Here you can see these bright bushes stretched all along my commute route. The road is at the top of the photo. If you are not from the west, you may not recognize this bush. It is Poison Oak. When I first moved to southern Oregon, I bought a 38 acre tree farm however the biggest crop on the place was Poison Oak. I first imagined all sorts of methods to market this as a crop but later decided the liability was too great. These bushes will soon lose all leaves but their affect on someone who is allergic to them will still be as great. poison oak as far as you can see

  The Blue Elderberry Tree September 27, 2005: Higher into the mountains at about the 5,000 foot level you will see trees with clusters of blue berries along side my commute route. These are Blue Elderberry trees. I've seen many people in the last few days stopped along the road picking the blue berries. This can be a real task since these trees can grow to 25 feet. The Field Guide to North American Trees says:
  "The sweetish, edible berries are used in preserves and pies. Lewis and Clark first reported Blue Elder as an "alder" with "pale, sky blue" berries. Whistles can be made by removing the pith from cut twigs; California Indians made flutes in a similar fashion. A remedy for fever has been concocted from the bark. Blue Elder is planted as an ornamental for numerous whitish flowers and bluish fruits." For more information click here. Cluster of elderberries

Winter-like commute
September 30, 2005: No, this wasn't my commute today it was one week ago today. Today I expect clouds but still warm, low 70's. Tomorrow, rain is projected ... we'll see if we get more of the "white stuff".

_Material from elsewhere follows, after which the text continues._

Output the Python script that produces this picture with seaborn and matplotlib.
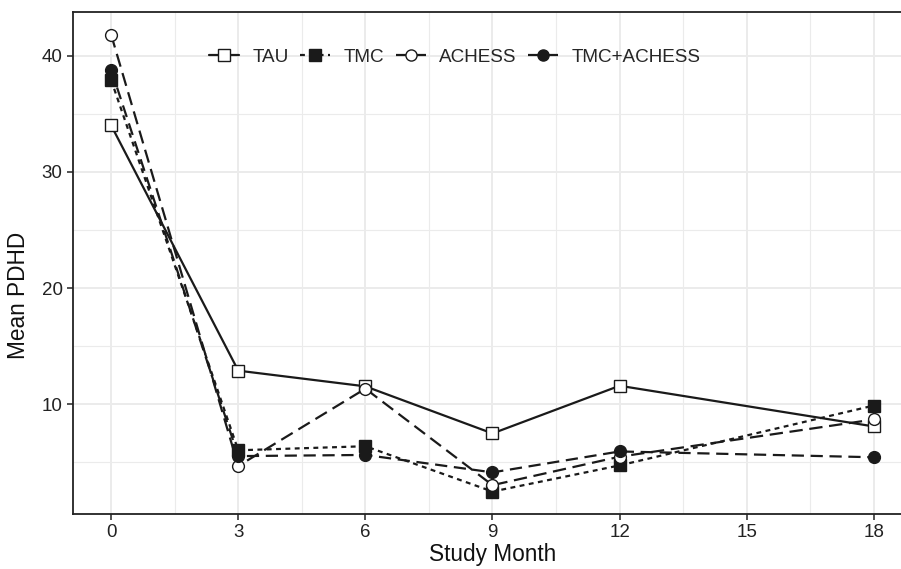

Along my commute route on Dead Indian Memorial Road from Ashland to the Howard Prairie Lake Resort are several green boxes hanging from tree branches. These boxes are marked "Insect Trap" and are placed by the Oregon State Department of Agriculture. Depending upon the state you live in, you may have heard of the agricultural damage that can be caused by the Gypsy Moth. Of course, the state of Oregon would like to keep this insect pest out of the state. As it turns out, the folks in RV's play a part in the transportation of this pest from one area of the country to another. Several Gypsy Moths have been found in these traps, especially near RV parks. Perhaps we can help stop the spread of these pests. gypsy moth trap

  5MPH commute

October 13, 2005: This has happened to me only once so far this year. What? A 5 MPH commute up my mountain to the resort. This is a very heavy machine which picks up whole logs and loads them onto log trucks. It is wide and long and can only proceed at a very slow speed up this steep hill. Note the double yellow line. The double yellow goes for 17 miles up the mountain and there are no turn-outs big enough for this large machine. So must I admit to crossing the double yellow at a safe spot?

Have you learned from my posting that so-far, this is all worth it to me? My poor old Toyota has 232,000 miles on it so I'm beginning to think I may have to replace it soon.

October 19, 2005: Now my commute down the mountain is before the sun is over the horizon. This morning I was driving into a full moon toward Ashland. The brown, dry hills are just barely visible in the moonlight and early dawn rays. The school bus passed by while I was taking my photographs so all the school children are boarding the bus in the dark and watching the Ashland lights just as I am. Fortunately I still have an hour of daylight when I get home from work but soon I will be leaving in the dark and arriving home in the dark. Of course this is nothing new to those who live farther north but it always makes the days seem longer to me and I begin to wish for vacation time.
Driving at Dawn

Fall Aspen Colors

October 21, 2005: The Aspens are the first to begin changing to their fall colors at the higher elevations. As I drive from the 5000 foot level to the 1800 foot level in the valley I'm able to watch the color changes from the browns at the top to orange and red, then back to yellow and green as I approach the valley. It's like driving through different climate zones or seasons all in a period of 30 minutes. That's my driving time from the top to the bottom, 30 minutes.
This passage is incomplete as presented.